> _PROVIDED MATERIAL_:
--- --- ---
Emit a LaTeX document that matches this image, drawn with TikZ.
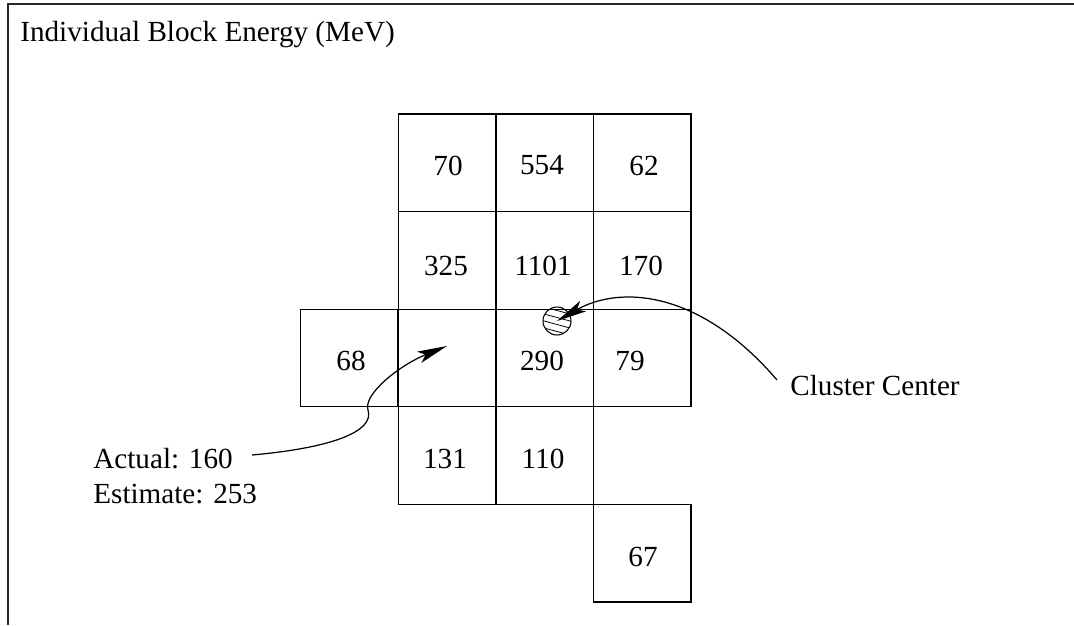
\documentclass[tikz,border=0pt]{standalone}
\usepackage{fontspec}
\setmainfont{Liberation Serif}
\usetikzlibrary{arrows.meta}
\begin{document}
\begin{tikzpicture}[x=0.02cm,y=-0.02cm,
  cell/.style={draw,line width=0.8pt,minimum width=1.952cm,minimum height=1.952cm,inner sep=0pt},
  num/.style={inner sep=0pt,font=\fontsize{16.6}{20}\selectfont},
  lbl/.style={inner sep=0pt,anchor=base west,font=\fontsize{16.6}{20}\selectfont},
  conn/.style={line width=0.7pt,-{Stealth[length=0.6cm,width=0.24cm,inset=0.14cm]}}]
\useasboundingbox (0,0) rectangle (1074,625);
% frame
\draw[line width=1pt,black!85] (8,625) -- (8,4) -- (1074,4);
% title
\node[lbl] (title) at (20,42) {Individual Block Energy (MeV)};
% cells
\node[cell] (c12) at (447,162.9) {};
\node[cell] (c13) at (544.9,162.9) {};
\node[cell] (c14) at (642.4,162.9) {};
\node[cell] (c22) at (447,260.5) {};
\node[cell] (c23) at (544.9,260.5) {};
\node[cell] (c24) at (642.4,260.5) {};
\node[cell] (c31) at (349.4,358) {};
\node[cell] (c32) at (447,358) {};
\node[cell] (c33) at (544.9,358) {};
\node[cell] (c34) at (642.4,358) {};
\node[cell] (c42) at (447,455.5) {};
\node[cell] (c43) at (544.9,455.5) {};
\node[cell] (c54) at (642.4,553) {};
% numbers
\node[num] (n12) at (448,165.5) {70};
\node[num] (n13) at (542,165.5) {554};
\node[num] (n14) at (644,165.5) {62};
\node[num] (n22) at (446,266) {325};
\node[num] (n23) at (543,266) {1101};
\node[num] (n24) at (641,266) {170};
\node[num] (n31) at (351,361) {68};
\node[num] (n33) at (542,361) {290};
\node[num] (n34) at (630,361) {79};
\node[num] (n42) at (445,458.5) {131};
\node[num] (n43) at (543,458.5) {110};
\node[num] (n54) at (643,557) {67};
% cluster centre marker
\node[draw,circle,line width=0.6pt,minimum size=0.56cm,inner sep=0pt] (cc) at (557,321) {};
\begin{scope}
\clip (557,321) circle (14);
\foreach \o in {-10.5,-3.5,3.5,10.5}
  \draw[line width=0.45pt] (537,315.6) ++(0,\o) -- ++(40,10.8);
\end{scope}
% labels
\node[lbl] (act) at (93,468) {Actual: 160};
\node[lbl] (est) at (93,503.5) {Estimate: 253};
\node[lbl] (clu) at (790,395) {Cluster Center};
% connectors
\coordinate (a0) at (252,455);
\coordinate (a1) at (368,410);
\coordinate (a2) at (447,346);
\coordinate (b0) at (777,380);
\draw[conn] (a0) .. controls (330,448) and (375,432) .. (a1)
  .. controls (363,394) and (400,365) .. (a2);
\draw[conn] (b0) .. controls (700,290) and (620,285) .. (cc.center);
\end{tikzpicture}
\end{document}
--- --- ---
> _PROBLEM REQUIREMENTS_: Without including any picture, repeat the data exactly.

> _EXPECTED OUTPUT_:
Emit a LaTeX document that matches this image, drawn with TikZ.
\documentclass[tikz,border=0pt]{standalone}
\usepackage{fontspec}
\setmainfont{Liberation Serif}
\usetikzlibrary{arrows.meta}
\begin{document}
\begin{tikzpicture}[x=0.02cm,y=-0.02cm,
  cell/.style={draw,line width=0.8pt,minimum width=1.952cm,minimum height=1.952cm,inner sep=0pt},
  num/.style={inner sep=0pt,font=\fontsize{16.6}{20}\selectfont},
  lbl/.style={inner sep=0pt,anchor=base west,font=\fontsize{16.6}{20}\selectfont},
  conn/.style={line width=0.7pt,-{Stealth[length=0.6cm,width=0.24cm,inset=0.14cm]}}]
\useasboundingbox (0,0) rectangle (1074,625);
% frame
\draw[line width=1pt,black!85] (8,625) -- (8,4) -- (1074,4);
% title
\node[lbl] (title) at (20,42) {Individual Block Energy (MeV)};
% cells
\node[cell] (c12) at (447,162.9) {};
\node[cell] (c13) at (544.9,162.9) {};
\node[cell] (c14) at (642.4,162.9) {};
\node[cell] (c22) at (447,260.5) {};
\node[cell] (c23) at (544.9,260.5) {};
\node[cell] (c24) at (642.4,260.5) {};
\node[cell] (c31) at (349.4,358) {};
\node[cell] (c32) at (447,358) {};
\node[cell] (c33) at (544.9,358) {};
\node[cell] (c34) at (642.4,358) {};
\node[cell] (c42) at (447,455.5) {};
\node[cell] (c43) at (544.9,455.5) {};
\node[cell] (c54) at (642.4,553) {};
% numbers
\node[num] (n12) at (448,165.5) {70};
\node[num] (n13) at (542,165.5) {554};
\node[num] (n14) at (644,165.5) {62};
\node[num] (n22) at (446,266) {325};
\node[num] (n23) at (543,266) {1101};
\node[num] (n24) at (641,266) {170};
\node[num] (n31) at (351,361) {68};
\node[num] (n33) at (542,361) {290};
\node[num] (n34) at (630,361) {79};
\node[num] (n42) at (445,458.5) {131};
\node[num] (n43) at (543,458.5) {110};
\node[num] (n54) at (643,557) {67};
% cluster centre marker
\node[draw,circle,line width=0.6pt,minimum size=0.56cm,inner sep=0pt] (cc) at (557,321) {};
\begin{scope}
\clip (557,321) circle (14);
\foreach \o in {-10.5,-3.5,3.5,10.5}
  \draw[line width=0.45pt] (537,315.6) ++(0,\o) -- ++(40,10.8);
\end{scope}
% labels
\node[lbl] (act) at (93,468) {Actual: 160};
\node[lbl] (est) at (93,503.5) {Estimate: 253};
\node[lbl] (clu) at (790,395) {Cluster Center};
% connectors
\coordinate (a0) at (252,455);
\coordinate (a1) at (368,410);
\coordinate (a2) at (447,346);
\coordinate (b0) at (777,380);
\draw[conn] (a0) .. controls (330,448) and (375,432) .. (a1)
  .. controls (363,394) and (400,365) .. (a2);
\draw[conn] (b0) .. controls (700,290) and (620,285) .. (cc.center);
\end{tikzpicture}
\end{document}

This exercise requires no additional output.